| BRIEF |
Give the data below again exactly as written, without its pictures.

| EXERCISE MATERIALS |

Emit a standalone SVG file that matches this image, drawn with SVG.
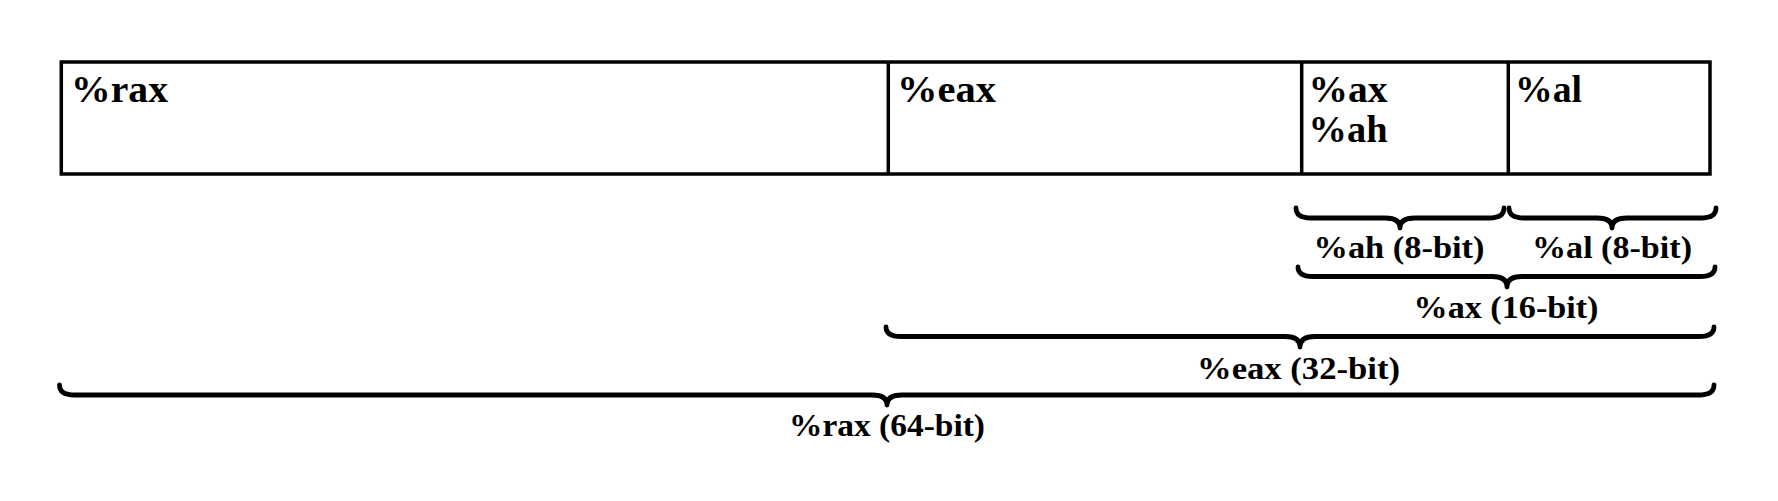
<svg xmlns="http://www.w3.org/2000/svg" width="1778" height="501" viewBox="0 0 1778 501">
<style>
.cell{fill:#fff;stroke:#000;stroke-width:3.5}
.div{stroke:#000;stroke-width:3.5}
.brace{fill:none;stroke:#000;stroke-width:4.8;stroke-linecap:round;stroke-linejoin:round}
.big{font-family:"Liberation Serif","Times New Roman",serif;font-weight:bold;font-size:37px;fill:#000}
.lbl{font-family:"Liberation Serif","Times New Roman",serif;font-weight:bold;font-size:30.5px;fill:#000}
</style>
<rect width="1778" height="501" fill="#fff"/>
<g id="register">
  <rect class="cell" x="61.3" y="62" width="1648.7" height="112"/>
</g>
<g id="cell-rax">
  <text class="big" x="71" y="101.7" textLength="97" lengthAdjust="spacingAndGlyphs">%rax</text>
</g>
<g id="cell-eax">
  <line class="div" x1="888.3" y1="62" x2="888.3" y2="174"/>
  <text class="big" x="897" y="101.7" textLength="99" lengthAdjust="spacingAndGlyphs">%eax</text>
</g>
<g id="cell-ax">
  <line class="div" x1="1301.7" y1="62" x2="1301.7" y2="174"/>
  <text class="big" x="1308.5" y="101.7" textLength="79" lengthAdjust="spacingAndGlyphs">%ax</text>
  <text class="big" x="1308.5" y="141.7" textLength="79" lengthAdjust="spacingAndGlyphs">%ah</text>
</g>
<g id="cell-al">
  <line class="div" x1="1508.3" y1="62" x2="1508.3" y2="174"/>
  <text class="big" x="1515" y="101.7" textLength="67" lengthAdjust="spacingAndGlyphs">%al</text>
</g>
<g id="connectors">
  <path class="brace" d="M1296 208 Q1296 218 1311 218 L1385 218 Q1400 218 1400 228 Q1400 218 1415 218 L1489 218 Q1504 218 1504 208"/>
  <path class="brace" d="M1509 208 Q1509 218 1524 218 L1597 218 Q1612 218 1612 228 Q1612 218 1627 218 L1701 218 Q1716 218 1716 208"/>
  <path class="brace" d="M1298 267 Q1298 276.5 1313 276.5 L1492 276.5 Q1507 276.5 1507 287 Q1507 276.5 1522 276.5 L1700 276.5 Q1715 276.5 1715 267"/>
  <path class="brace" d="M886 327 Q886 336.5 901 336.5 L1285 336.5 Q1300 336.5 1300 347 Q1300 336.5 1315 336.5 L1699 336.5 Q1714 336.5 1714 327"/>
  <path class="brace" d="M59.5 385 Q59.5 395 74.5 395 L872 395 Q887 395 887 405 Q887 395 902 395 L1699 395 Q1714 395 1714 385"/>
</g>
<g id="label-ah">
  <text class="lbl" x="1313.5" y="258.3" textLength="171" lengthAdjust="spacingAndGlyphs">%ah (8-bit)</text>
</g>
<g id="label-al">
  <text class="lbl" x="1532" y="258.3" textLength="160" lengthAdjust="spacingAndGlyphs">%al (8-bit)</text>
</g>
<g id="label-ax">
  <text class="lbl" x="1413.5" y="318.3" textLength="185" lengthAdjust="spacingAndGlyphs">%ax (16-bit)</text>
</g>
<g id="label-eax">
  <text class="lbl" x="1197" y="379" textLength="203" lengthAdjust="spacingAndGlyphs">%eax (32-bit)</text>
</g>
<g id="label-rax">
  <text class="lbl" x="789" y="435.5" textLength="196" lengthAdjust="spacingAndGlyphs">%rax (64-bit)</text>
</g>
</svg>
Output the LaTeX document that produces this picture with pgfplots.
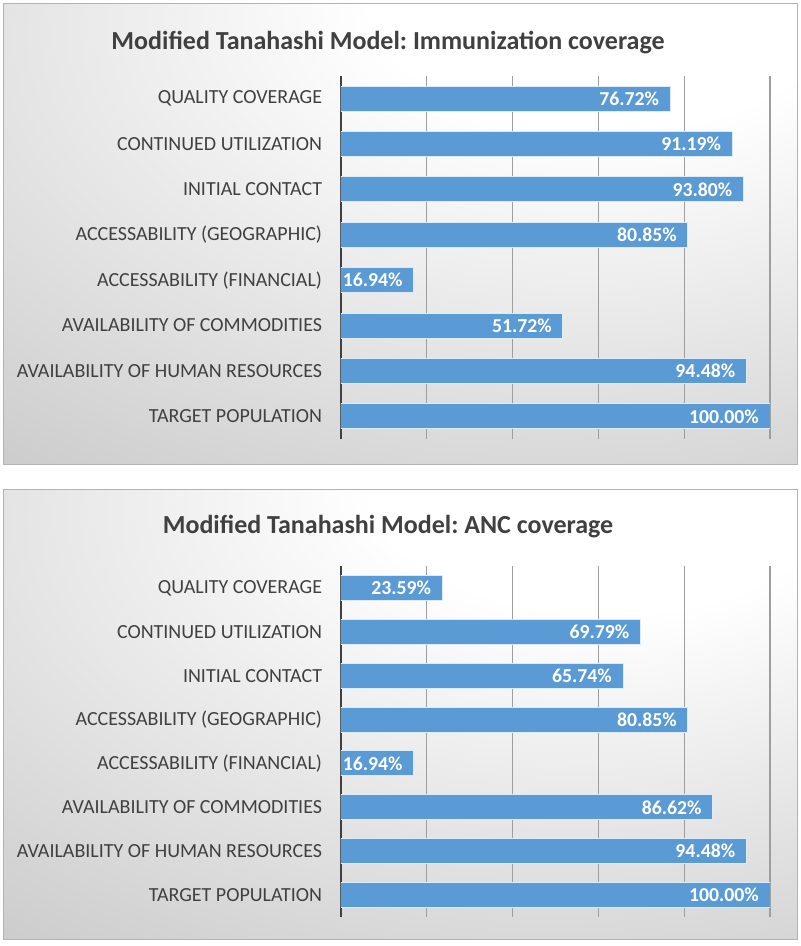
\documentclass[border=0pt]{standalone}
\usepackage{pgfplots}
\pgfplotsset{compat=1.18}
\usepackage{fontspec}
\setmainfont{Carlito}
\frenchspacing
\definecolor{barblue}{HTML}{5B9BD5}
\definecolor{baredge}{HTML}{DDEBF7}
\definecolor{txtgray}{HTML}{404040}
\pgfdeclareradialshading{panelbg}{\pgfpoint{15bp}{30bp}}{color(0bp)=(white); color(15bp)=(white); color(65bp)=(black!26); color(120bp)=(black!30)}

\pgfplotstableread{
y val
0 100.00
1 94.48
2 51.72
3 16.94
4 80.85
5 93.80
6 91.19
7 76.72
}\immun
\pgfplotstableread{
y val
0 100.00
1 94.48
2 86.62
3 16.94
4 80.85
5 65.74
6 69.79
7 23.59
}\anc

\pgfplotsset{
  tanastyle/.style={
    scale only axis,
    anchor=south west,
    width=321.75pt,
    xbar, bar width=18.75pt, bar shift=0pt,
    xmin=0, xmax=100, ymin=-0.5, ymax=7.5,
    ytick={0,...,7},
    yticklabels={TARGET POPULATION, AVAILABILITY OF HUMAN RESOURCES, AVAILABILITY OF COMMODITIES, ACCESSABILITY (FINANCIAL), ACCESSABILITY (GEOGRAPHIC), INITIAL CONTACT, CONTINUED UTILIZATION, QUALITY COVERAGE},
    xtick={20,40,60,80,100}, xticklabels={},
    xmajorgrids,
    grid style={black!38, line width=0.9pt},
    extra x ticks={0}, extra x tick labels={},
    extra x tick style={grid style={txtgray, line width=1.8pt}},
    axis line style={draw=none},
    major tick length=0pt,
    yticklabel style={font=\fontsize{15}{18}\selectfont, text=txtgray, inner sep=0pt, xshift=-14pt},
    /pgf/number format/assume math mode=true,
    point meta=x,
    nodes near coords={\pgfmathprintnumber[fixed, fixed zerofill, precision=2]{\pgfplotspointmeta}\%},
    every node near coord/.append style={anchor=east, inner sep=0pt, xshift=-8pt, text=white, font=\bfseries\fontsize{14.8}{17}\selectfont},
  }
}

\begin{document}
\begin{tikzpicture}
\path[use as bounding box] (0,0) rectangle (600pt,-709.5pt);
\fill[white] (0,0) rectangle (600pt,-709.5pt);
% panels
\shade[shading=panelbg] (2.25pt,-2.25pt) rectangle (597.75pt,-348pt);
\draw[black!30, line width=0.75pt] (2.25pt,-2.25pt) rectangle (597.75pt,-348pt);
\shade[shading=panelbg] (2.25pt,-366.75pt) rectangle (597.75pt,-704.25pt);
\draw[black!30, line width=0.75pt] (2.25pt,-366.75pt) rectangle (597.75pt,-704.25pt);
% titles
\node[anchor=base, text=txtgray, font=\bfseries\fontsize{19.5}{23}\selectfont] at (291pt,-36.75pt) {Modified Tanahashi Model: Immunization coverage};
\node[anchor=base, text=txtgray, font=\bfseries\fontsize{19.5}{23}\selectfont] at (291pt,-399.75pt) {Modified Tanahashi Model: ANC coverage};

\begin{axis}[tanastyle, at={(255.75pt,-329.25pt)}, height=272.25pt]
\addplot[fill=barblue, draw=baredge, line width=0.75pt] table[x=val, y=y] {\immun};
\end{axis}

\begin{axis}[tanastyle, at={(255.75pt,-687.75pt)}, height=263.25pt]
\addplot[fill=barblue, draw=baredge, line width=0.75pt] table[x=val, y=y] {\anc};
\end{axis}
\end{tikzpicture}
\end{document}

| ANSWER FOR THE TASK |
Emit a standalone SVG file that matches this image, drawn with SVG.
<svg xmlns="http://www.w3.org/2000/svg" width="1778" height="501" viewBox="0 0 1778 501">
<style>
.cell{fill:#fff;stroke:#000;stroke-width:3.5}
.div{stroke:#000;stroke-width:3.5}
.brace{fill:none;stroke:#000;stroke-width:4.8;stroke-linecap:round;stroke-linejoin:round}
.big{font-family:"Liberation Serif","Times New Roman",serif;font-weight:bold;font-size:37px;fill:#000}
.lbl{font-family:"Liberation Serif","Times New Roman",serif;font-weight:bold;font-size:30.5px;fill:#000}
</style>
<rect width="1778" height="501" fill="#fff"/>
<g id="register">
  <rect class="cell" x="61.3" y="62" width="1648.7" height="112"/>
</g>
<g id="cell-rax">
  <text class="big" x="71" y="101.7" textLength="97" lengthAdjust="spacingAndGlyphs">%rax</text>
</g>
<g id="cell-eax">
  <line class="div" x1="888.3" y1="62" x2="888.3" y2="174"/>
  <text class="big" x="897" y="101.7" textLength="99" lengthAdjust="spacingAndGlyphs">%eax</text>
</g>
<g id="cell-ax">
  <line class="div" x1="1301.7" y1="62" x2="1301.7" y2="174"/>
  <text class="big" x="1308.5" y="101.7" textLength="79" lengthAdjust="spacingAndGlyphs">%ax</text>
  <text class="big" x="1308.5" y="141.7" textLength="79" lengthAdjust="spacingAndGlyphs">%ah</text>
</g>
<g id="cell-al">
  <line class="div" x1="1508.3" y1="62" x2="1508.3" y2="174"/>
  <text class="big" x="1515" y="101.7" textLength="67" lengthAdjust="spacingAndGlyphs">%al</text>
</g>
<g id="connectors">
  <path class="brace" d="M1296 208 Q1296 218 1311 218 L1385 218 Q1400 218 1400 228 Q1400 218 1415 218 L1489 218 Q1504 218 1504 208"/>
  <path class="brace" d="M1509 208 Q1509 218 1524 218 L1597 218 Q1612 218 1612 228 Q1612 218 1627 218 L1701 218 Q1716 218 1716 208"/>
  <path class="brace" d="M1298 267 Q1298 276.5 1313 276.5 L1492 276.5 Q1507 276.5 1507 287 Q1507 276.5 1522 276.5 L1700 276.5 Q1715 276.5 1715 267"/>
  <path class="brace" d="M886 327 Q886 336.5 901 336.5 L1285 336.5 Q1300 336.5 1300 347 Q1300 336.5 1315 336.5 L1699 336.5 Q1714 336.5 1714 327"/>
  <path class="brace" d="M59.5 385 Q59.5 395 74.5 395 L872 395 Q887 395 887 405 Q887 395 902 395 L1699 395 Q1714 395 1714 385"/>
</g>
<g id="label-ah">
  <text class="lbl" x="1313.5" y="258.3" textLength="171" lengthAdjust="spacingAndGlyphs">%ah (8-bit)</text>
</g>
<g id="label-al">
  <text class="lbl" x="1532" y="258.3" textLength="160" lengthAdjust="spacingAndGlyphs">%al (8-bit)</text>
</g>
<g id="label-ax">
  <text class="lbl" x="1413.5" y="318.3" textLength="185" lengthAdjust="spacingAndGlyphs">%ax (16-bit)</text>
</g>
<g id="label-eax">
  <text class="lbl" x="1197" y="379" textLength="203" lengthAdjust="spacingAndGlyphs">%eax (32-bit)</text>
</g>
<g id="label-rax">
  <text class="lbl" x="789" y="435.5" textLength="196" lengthAdjust="spacingAndGlyphs">%rax (64-bit)</text>
</g>
</svg>
Output the LaTeX document that produces this picture with pgfplots.
\documentclass[border=0pt]{standalone}
\usepackage{pgfplots}
\pgfplotsset{compat=1.18}
\usepackage{fontspec}
\setmainfont{Carlito}
\frenchspacing
\definecolor{barblue}{HTML}{5B9BD5}
\definecolor{baredge}{HTML}{DDEBF7}
\definecolor{txtgray}{HTML}{404040}
\pgfdeclareradialshading{panelbg}{\pgfpoint{15bp}{30bp}}{color(0bp)=(white); color(15bp)=(white); color(65bp)=(black!26); color(120bp)=(black!30)}

\pgfplotstableread{
y val
0 100.00
1 94.48
2 51.72
3 16.94
4 80.85
5 93.80
6 91.19
7 76.72
}\immun
\pgfplotstableread{
y val
0 100.00
1 94.48
2 86.62
3 16.94
4 80.85
5 65.74
6 69.79
7 23.59
}\anc

\pgfplotsset{
  tanastyle/.style={
    scale only axis,
    anchor=south west,
    width=321.75pt,
    xbar, bar width=18.75pt, bar shift=0pt,
    xmin=0, xmax=100, ymin=-0.5, ymax=7.5,
    ytick={0,...,7},
    yticklabels={TARGET POPULATION, AVAILABILITY OF HUMAN RESOURCES, AVAILABILITY OF COMMODITIES, ACCESSABILITY (FINANCIAL), ACCESSABILITY (GEOGRAPHIC), INITIAL CONTACT, CONTINUED UTILIZATION, QUALITY COVERAGE},
    xtick={20,40,60,80,100}, xticklabels={},
    xmajorgrids,
    grid style={black!38, line width=0.9pt},
    extra x ticks={0}, extra x tick labels={},
    extra x tick style={grid style={txtgray, line width=1.8pt}},
    axis line style={draw=none},
    major tick length=0pt,
    yticklabel style={font=\fontsize{15}{18}\selectfont, text=txtgray, inner sep=0pt, xshift=-14pt},
    /pgf/number format/assume math mode=true,
    point meta=x,
    nodes near coords={\pgfmathprintnumber[fixed, fixed zerofill, precision=2]{\pgfplotspointmeta}\%},
    every node near coord/.append style={anchor=east, inner sep=0pt, xshift=-8pt, text=white, font=\bfseries\fontsize{14.8}{17}\selectfont},
  }
}

\begin{document}
\begin{tikzpicture}
\path[use as bounding box] (0,0) rectangle (600pt,-709.5pt);
\fill[white] (0,0) rectangle (600pt,-709.5pt);
% panels
\shade[shading=panelbg] (2.25pt,-2.25pt) rectangle (597.75pt,-348pt);
\draw[black!30, line width=0.75pt] (2.25pt,-2.25pt) rectangle (597.75pt,-348pt);
\shade[shading=panelbg] (2.25pt,-366.75pt) rectangle (597.75pt,-704.25pt);
\draw[black!30, line width=0.75pt] (2.25pt,-366.75pt) rectangle (597.75pt,-704.25pt);
% titles
\node[anchor=base, text=txtgray, font=\bfseries\fontsize{19.5}{23}\selectfont] at (291pt,-36.75pt) {Modified Tanahashi Model: Immunization coverage};
\node[anchor=base, text=txtgray, font=\bfseries\fontsize{19.5}{23}\selectfont] at (291pt,-399.75pt) {Modified Tanahashi Model: ANC coverage};

\begin{axis}[tanastyle, at={(255.75pt,-329.25pt)}, height=272.25pt]
\addplot[fill=barblue, draw=baredge, line width=0.75pt] table[x=val, y=y] {\immun};
\end{axis}

\begin{axis}[tanastyle, at={(255.75pt,-687.75pt)}, height=263.25pt]
\addplot[fill=barblue, draw=baredge, line width=0.75pt] table[x=val, y=y] {\anc};
\end{axis}
\end{tikzpicture}
\end{document}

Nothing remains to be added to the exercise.